Every line from the start of the entries up to and including the one bearing "of secret.south,inner sep=0pt]" must be printed verbatim, without the pictures.

[start]

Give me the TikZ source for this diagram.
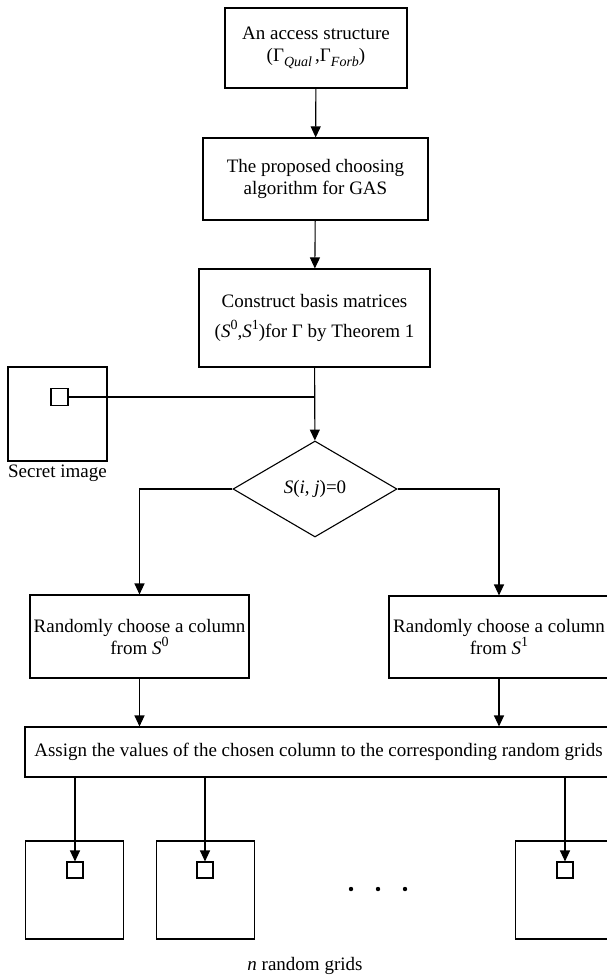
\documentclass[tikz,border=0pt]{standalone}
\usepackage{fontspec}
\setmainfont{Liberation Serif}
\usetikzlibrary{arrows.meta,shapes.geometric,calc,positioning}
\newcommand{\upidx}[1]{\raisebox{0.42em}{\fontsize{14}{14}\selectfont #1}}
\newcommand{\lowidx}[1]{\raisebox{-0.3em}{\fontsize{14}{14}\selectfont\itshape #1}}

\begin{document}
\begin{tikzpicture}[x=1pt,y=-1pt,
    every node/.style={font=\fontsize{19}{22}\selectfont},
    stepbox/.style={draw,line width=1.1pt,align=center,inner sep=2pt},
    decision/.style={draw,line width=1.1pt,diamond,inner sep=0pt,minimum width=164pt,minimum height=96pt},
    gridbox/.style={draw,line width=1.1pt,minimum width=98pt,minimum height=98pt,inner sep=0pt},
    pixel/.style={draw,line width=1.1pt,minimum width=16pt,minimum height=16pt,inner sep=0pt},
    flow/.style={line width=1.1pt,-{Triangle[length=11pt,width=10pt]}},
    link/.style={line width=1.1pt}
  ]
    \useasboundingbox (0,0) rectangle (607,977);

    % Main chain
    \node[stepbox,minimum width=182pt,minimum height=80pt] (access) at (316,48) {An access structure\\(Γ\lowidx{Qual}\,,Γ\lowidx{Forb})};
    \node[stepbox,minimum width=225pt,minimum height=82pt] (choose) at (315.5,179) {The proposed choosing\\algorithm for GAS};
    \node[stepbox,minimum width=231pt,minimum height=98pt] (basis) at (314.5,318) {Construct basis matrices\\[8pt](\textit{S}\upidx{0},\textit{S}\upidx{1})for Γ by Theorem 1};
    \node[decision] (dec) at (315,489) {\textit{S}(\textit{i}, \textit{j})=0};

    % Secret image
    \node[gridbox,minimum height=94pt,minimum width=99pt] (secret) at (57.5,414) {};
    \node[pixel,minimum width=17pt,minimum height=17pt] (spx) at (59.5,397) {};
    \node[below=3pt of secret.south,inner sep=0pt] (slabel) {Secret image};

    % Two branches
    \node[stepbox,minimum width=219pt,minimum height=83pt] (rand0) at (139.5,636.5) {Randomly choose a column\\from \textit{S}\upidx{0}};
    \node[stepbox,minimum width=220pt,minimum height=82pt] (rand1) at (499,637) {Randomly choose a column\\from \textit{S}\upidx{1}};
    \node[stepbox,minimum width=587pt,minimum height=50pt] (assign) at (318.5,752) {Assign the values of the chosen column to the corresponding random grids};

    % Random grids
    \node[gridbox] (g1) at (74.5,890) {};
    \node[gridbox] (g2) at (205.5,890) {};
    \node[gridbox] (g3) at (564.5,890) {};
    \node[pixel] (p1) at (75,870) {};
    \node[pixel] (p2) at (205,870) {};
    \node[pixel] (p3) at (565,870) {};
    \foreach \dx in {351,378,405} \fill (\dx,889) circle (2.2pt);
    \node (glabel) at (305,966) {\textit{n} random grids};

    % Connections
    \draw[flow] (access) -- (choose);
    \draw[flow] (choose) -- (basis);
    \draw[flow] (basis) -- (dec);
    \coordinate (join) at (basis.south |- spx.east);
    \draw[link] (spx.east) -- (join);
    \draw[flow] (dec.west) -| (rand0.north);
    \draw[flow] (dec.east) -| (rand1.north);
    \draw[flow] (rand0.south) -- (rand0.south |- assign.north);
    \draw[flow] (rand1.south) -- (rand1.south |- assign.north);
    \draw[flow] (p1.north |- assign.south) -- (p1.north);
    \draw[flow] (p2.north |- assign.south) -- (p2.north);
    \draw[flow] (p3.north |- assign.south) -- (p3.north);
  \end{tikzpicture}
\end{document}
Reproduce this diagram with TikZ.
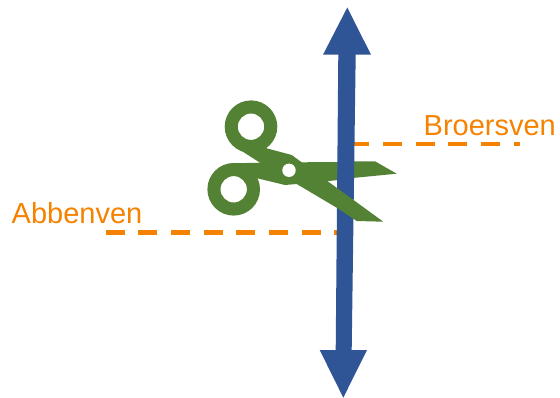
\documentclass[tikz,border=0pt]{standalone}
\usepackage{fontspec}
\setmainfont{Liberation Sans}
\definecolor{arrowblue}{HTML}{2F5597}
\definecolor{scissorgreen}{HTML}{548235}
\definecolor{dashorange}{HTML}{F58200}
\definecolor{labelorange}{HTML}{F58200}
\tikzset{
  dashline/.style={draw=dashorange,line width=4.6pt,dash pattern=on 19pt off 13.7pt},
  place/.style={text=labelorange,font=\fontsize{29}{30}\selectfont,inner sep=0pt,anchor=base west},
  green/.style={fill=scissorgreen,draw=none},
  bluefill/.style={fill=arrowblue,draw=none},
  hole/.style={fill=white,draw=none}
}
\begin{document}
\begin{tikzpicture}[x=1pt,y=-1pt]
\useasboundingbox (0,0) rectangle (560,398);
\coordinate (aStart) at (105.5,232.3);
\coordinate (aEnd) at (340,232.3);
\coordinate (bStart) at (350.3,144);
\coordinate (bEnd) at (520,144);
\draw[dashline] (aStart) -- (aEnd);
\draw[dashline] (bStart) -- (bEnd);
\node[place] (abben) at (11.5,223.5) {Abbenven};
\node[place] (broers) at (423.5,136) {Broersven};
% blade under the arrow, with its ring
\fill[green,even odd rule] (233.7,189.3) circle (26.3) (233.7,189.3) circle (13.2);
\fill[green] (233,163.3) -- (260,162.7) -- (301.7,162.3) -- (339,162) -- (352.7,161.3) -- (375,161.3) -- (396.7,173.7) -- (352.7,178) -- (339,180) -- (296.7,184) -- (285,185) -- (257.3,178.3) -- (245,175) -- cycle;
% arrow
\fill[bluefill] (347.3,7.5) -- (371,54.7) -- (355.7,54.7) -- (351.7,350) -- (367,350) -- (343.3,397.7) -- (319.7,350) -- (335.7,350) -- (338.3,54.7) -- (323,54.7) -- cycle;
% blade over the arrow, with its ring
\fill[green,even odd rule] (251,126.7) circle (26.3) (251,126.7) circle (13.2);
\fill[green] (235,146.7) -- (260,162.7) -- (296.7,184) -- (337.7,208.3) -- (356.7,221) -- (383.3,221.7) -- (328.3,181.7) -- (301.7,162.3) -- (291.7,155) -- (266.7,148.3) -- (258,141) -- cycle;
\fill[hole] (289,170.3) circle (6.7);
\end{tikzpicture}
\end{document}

[end]

### [Final result]
Give me the TikZ source for this diagram.
\documentclass[tikz,border=0pt]{standalone}
\usepackage{fontspec}
\setmainfont{Liberation Serif}
\usetikzlibrary{arrows.meta,shapes.geometric,calc,positioning}
\newcommand{\upidx}[1]{\raisebox{0.42em}{\fontsize{14}{14}\selectfont #1}}
\newcommand{\lowidx}[1]{\raisebox{-0.3em}{\fontsize{14}{14}\selectfont\itshape #1}}

\begin{document}
\begin{tikzpicture}[x=1pt,y=-1pt,
    every node/.style={font=\fontsize{19}{22}\selectfont},
    stepbox/.style={draw,line width=1.1pt,align=center,inner sep=2pt},
    decision/.style={draw,line width=1.1pt,diamond,inner sep=0pt,minimum width=164pt,minimum height=96pt},
    gridbox/.style={draw,line width=1.1pt,minimum width=98pt,minimum height=98pt,inner sep=0pt},
    pixel/.style={draw,line width=1.1pt,minimum width=16pt,minimum height=16pt,inner sep=0pt},
    flow/.style={line width=1.1pt,-{Triangle[length=11pt,width=10pt]}},
    link/.style={line width=1.1pt}
  ]
    \useasboundingbox (0,0) rectangle (607,977);

    % Main chain
    \node[stepbox,minimum width=182pt,minimum height=80pt] (access) at (316,48) {An access structure\\(Γ\lowidx{Qual}\,,Γ\lowidx{Forb})};
    \node[stepbox,minimum width=225pt,minimum height=82pt] (choose) at (315.5,179) {The proposed choosing\\algorithm for GAS};
    \node[stepbox,minimum width=231pt,minimum height=98pt] (basis) at (314.5,318) {Construct basis matrices\\[8pt](\textit{S}\upidx{0},\textit{S}\upidx{1})for Γ by Theorem 1};
    \node[decision] (dec) at (315,489) {\textit{S}(\textit{i}, \textit{j})=0};

    % Secret image
    \node[gridbox,minimum height=94pt,minimum width=99pt] (secret) at (57.5,414) {};
    \node[pixel,minimum width=17pt,minimum height=17pt] (spx) at (59.5,397) {};
    \node[below=3pt of secret.south,inner sep=0pt] (slabel) {Secret image};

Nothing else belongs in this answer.